RECORDS PROVIDED:
※

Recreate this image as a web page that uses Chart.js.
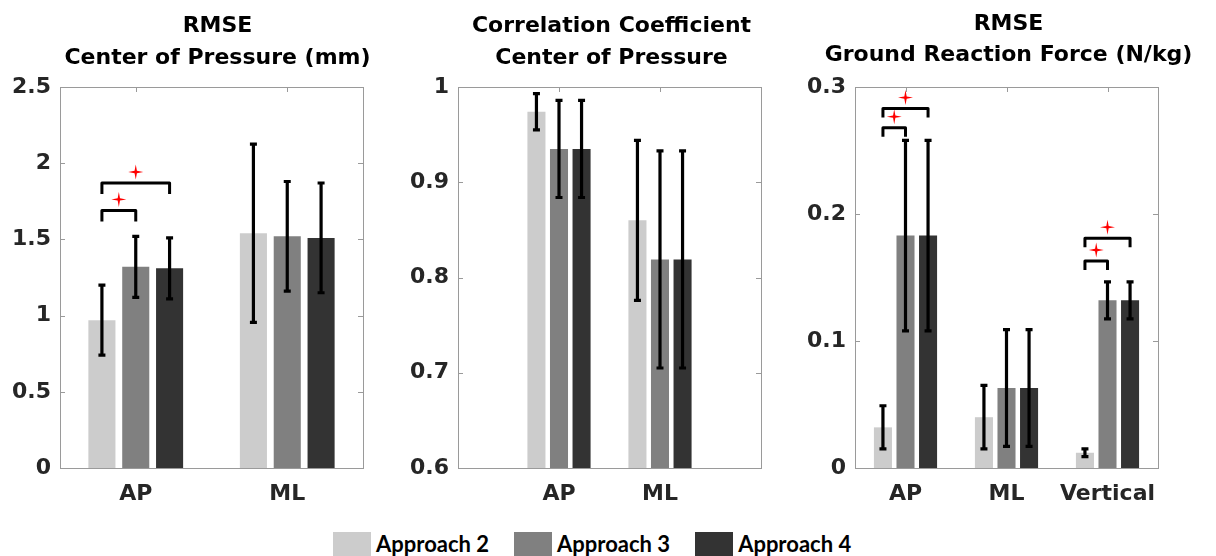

※

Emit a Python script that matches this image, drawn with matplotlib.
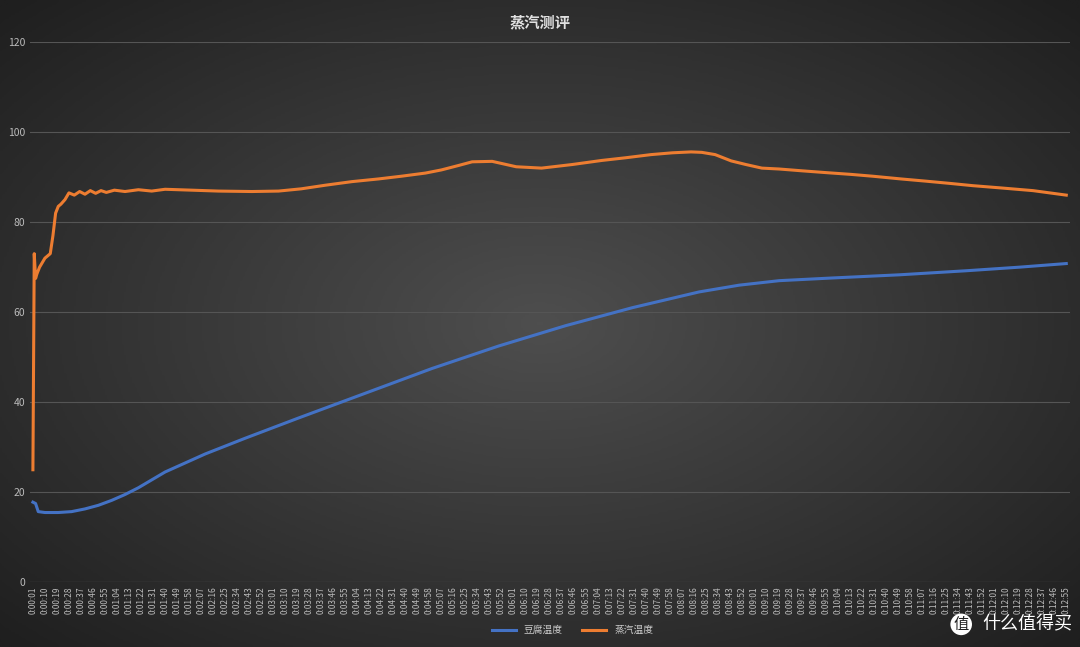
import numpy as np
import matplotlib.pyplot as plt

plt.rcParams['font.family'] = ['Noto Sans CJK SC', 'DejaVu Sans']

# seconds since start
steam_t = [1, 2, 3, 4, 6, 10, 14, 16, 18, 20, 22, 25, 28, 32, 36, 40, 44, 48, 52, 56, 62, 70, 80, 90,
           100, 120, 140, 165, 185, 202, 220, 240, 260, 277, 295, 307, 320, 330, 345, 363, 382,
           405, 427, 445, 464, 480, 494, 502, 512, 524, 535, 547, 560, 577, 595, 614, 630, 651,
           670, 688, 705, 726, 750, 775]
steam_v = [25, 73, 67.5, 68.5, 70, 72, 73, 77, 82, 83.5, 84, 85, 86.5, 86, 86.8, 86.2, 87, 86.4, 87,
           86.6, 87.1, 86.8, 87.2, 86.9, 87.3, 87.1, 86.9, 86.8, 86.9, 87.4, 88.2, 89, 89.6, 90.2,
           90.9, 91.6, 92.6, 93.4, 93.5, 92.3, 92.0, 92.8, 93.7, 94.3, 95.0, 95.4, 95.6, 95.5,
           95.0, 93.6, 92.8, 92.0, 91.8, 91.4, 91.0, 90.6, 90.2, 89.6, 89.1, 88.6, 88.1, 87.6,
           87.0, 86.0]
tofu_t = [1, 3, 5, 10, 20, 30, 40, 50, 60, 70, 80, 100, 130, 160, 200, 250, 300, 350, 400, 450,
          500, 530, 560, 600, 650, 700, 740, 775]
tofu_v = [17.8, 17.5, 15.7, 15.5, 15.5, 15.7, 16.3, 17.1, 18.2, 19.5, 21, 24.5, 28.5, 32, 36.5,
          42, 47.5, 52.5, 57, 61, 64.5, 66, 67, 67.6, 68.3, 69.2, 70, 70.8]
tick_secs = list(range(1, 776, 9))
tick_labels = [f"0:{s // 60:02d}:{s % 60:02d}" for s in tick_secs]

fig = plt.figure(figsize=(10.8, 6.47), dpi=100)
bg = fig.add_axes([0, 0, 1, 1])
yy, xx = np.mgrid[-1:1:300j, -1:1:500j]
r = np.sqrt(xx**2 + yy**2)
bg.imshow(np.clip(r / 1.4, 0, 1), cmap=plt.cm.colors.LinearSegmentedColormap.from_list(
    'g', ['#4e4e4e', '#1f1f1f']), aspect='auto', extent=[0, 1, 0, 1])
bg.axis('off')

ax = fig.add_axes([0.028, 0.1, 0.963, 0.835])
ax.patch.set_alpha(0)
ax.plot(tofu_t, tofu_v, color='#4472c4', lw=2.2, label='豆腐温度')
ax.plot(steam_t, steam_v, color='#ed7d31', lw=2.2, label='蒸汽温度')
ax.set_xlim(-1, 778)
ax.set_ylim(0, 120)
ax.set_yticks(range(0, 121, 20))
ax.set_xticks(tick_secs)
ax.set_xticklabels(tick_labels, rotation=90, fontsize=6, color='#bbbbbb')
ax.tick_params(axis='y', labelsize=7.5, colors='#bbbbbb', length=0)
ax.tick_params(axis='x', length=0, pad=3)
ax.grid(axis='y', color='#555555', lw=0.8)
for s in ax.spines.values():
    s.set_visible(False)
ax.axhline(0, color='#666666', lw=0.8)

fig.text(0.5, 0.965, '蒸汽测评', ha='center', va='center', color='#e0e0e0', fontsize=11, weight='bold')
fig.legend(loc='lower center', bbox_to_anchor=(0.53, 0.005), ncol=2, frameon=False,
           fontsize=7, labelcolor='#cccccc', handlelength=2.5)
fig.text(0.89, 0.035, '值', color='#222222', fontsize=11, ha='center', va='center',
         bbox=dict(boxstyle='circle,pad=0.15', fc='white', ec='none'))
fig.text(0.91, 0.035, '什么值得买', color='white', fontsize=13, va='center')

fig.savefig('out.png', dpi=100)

※

WORK TO DO:
Tally the lines above that contain the word "matplotlib", and reply with only the number.

RESPONSE:
2